■ TASK OBJECTIVE
Make an exact copy of the data below, leaving out every picture.
>> start INFORMATION SHOWN
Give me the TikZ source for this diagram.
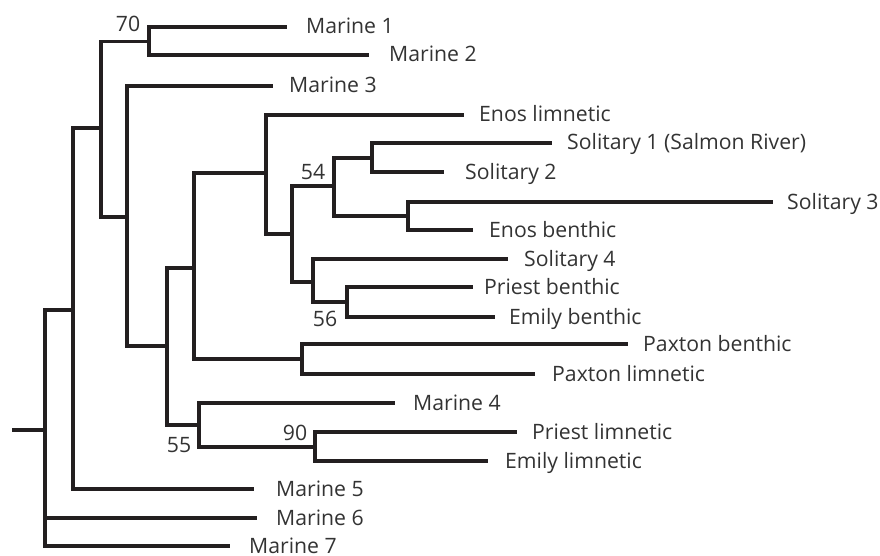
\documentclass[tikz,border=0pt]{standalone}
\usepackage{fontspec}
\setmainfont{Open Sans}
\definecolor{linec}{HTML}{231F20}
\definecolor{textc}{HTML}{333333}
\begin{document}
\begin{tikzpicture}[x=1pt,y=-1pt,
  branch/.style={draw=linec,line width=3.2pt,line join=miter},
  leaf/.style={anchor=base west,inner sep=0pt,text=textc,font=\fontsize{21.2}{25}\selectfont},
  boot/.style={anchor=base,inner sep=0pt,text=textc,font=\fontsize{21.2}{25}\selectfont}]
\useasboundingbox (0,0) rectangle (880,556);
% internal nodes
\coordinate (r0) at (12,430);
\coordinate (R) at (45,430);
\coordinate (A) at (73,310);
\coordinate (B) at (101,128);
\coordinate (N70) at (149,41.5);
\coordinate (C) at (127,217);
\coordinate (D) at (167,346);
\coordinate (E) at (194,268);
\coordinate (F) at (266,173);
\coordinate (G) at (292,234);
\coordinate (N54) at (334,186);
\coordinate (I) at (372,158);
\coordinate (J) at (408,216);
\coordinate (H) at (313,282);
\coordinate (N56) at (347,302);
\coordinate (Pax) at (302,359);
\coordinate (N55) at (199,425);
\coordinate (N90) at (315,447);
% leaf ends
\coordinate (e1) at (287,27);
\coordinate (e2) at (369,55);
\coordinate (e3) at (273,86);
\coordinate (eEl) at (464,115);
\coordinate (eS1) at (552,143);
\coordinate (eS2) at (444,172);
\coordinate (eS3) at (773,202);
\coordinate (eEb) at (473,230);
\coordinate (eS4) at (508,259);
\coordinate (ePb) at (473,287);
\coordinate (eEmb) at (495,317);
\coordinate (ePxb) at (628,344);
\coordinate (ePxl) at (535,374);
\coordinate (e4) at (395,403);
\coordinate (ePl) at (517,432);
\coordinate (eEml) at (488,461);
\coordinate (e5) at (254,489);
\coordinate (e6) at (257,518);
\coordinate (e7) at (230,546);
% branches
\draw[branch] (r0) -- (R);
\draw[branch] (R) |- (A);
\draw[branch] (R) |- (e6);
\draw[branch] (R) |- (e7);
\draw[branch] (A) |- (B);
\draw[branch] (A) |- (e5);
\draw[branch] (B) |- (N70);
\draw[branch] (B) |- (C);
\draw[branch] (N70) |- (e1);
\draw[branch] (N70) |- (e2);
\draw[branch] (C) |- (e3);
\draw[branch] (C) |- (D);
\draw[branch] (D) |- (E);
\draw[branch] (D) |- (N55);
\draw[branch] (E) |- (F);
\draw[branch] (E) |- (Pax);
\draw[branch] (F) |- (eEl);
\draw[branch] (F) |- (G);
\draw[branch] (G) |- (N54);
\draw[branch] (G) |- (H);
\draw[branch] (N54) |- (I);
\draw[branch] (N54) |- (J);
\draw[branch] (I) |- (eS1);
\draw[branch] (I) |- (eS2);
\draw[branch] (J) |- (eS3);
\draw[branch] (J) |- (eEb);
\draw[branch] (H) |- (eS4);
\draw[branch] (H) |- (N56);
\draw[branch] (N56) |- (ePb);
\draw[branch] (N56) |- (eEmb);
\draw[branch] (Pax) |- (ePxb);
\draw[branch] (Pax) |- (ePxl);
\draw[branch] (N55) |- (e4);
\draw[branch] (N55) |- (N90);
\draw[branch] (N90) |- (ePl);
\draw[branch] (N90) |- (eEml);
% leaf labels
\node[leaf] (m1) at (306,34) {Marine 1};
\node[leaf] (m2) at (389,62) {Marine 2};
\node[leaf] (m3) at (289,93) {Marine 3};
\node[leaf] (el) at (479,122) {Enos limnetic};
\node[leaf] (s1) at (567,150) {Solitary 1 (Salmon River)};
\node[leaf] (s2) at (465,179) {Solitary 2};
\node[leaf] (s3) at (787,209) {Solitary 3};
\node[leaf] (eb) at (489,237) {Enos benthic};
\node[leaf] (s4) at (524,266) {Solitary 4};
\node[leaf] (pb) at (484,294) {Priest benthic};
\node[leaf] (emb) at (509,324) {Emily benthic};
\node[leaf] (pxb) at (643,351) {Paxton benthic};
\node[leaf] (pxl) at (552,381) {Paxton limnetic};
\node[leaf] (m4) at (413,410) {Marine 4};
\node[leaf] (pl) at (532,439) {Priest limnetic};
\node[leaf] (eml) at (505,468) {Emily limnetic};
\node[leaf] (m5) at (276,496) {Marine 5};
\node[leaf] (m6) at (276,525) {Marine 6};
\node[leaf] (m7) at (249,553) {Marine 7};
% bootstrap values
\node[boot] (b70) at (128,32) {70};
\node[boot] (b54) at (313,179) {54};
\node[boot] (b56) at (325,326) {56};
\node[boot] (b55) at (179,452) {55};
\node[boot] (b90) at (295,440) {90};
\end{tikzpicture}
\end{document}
>> end INFORMATION SHOWN
■ CORRECT RESULT
Give me the TikZ source for this diagram.
\documentclass[tikz,border=0pt]{standalone}
\usepackage{fontspec}
\setmainfont{Open Sans}
\definecolor{linec}{HTML}{231F20}
\definecolor{textc}{HTML}{333333}
\begin{document}
\begin{tikzpicture}[x=1pt,y=-1pt,
  branch/.style={draw=linec,line width=3.2pt,line join=miter},
  leaf/.style={anchor=base west,inner sep=0pt,text=textc,font=\fontsize{21.2}{25}\selectfont},
  boot/.style={anchor=base,inner sep=0pt,text=textc,font=\fontsize{21.2}{25}\selectfont}]
\useasboundingbox (0,0) rectangle (880,556);
% internal nodes
\coordinate (r0) at (12,430);
\coordinate (R) at (45,430);
\coordinate (A) at (73,310);
\coordinate (B) at (101,128);
\coordinate (N70) at (149,41.5);
\coordinate (C) at (127,217);
\coordinate (D) at (167,346);
\coordinate (E) at (194,268);
\coordinate (F) at (266,173);
\coordinate (G) at (292,234);
\coordinate (N54) at (334,186);
\coordinate (I) at (372,158);
\coordinate (J) at (408,216);
\coordinate (H) at (313,282);
\coordinate (N56) at (347,302);
\coordinate (Pax) at (302,359);
\coordinate (N55) at (199,425);
\coordinate (N90) at (315,447);
% leaf ends
\coordinate (e1) at (287,27);
\coordinate (e2) at (369,55);
\coordinate (e3) at (273,86);
\coordinate (eEl) at (464,115);
\coordinate (eS1) at (552,143);
\coordinate (eS2) at (444,172);
\coordinate (eS3) at (773,202);
\coordinate (eEb) at (473,230);
\coordinate (eS4) at (508,259);
\coordinate (ePb) at (473,287);
\coordinate (eEmb) at (495,317);
\coordinate (ePxb) at (628,344);
\coordinate (ePxl) at (535,374);
\coordinate (e4) at (395,403);
\coordinate (ePl) at (517,432);
\coordinate (eEml) at (488,461);
\coordinate (e5) at (254,489);
\coordinate (e6) at (257,518);
\coordinate (e7) at (230,546);
% branches
\draw[branch] (r0) -- (R);
\draw[branch] (R) |- (A);
\draw[branch] (R) |- (e6);
\draw[branch] (R) |- (e7);
\draw[branch] (A) |- (B);
\draw[branch] (A) |- (e5);
\draw[branch] (B) |- (N70);
\draw[branch] (B) |- (C);
\draw[branch] (N70) |- (e1);
\draw[branch] (N70) |- (e2);
\draw[branch] (C) |- (e3);
\draw[branch] (C) |- (D);
\draw[branch] (D) |- (E);
\draw[branch] (D) |- (N55);
\draw[branch] (E) |- (F);
\draw[branch] (E) |- (Pax);
\draw[branch] (F) |- (eEl);
\draw[branch] (F) |- (G);
\draw[branch] (G) |- (N54);
\draw[branch] (G) |- (H);
\draw[branch] (N54) |- (I);
\draw[branch] (N54) |- (J);
\draw[branch] (I) |- (eS1);
\draw[branch] (I) |- (eS2);
\draw[branch] (J) |- (eS3);
\draw[branch] (J) |- (eEb);
\draw[branch] (H) |- (eS4);
\draw[branch] (H) |- (N56);
\draw[branch] (N56) |- (ePb);
\draw[branch] (N56) |- (eEmb);
\draw[branch] (Pax) |- (ePxb);
\draw[branch] (Pax) |- (ePxl);
\draw[branch] (N55) |- (e4);
\draw[branch] (N55) |- (N90);
\draw[branch] (N90) |- (ePl);
\draw[branch] (N90) |- (eEml);
% leaf labels
\node[leaf] (m1) at (306,34) {Marine 1};
\node[leaf] (m2) at (389,62) {Marine 2};
\node[leaf] (m3) at (289,93) {Marine 3};
\node[leaf] (el) at (479,122) {Enos limnetic};
\node[leaf] (s1) at (567,150) {Solitary 1 (Salmon River)};
\node[leaf] (s2) at (465,179) {Solitary 2};
\node[leaf] (s3) at (787,209) {Solitary 3};
\node[leaf] (eb) at (489,237) {Enos benthic};
\node[leaf] (s4) at (524,266) {Solitary 4};
\node[leaf] (pb) at (484,294) {Priest benthic};
\node[leaf] (emb) at (509,324) {Emily benthic};
\node[leaf] (pxb) at (643,351) {Paxton benthic};
\node[leaf] (pxl) at (552,381) {Paxton limnetic};
\node[leaf] (m4) at (413,410) {Marine 4};
\node[leaf] (pl) at (532,439) {Priest limnetic};
\node[leaf] (eml) at (505,468) {Emily limnetic};
\node[leaf] (m5) at (276,496) {Marine 5};
\node[leaf] (m6) at (276,525) {Marine 6};
\node[leaf] (m7) at (249,553) {Marine 7};
% bootstrap values
\node[boot] (b70) at (128,32) {70};
\node[boot] (b54) at (313,179) {54};
\node[boot] (b56) at (325,326) {56};
\node[boot] (b55) at (179,452) {55};
\node[boot] (b90) at (295,440) {90};
\end{tikzpicture}
\end{document}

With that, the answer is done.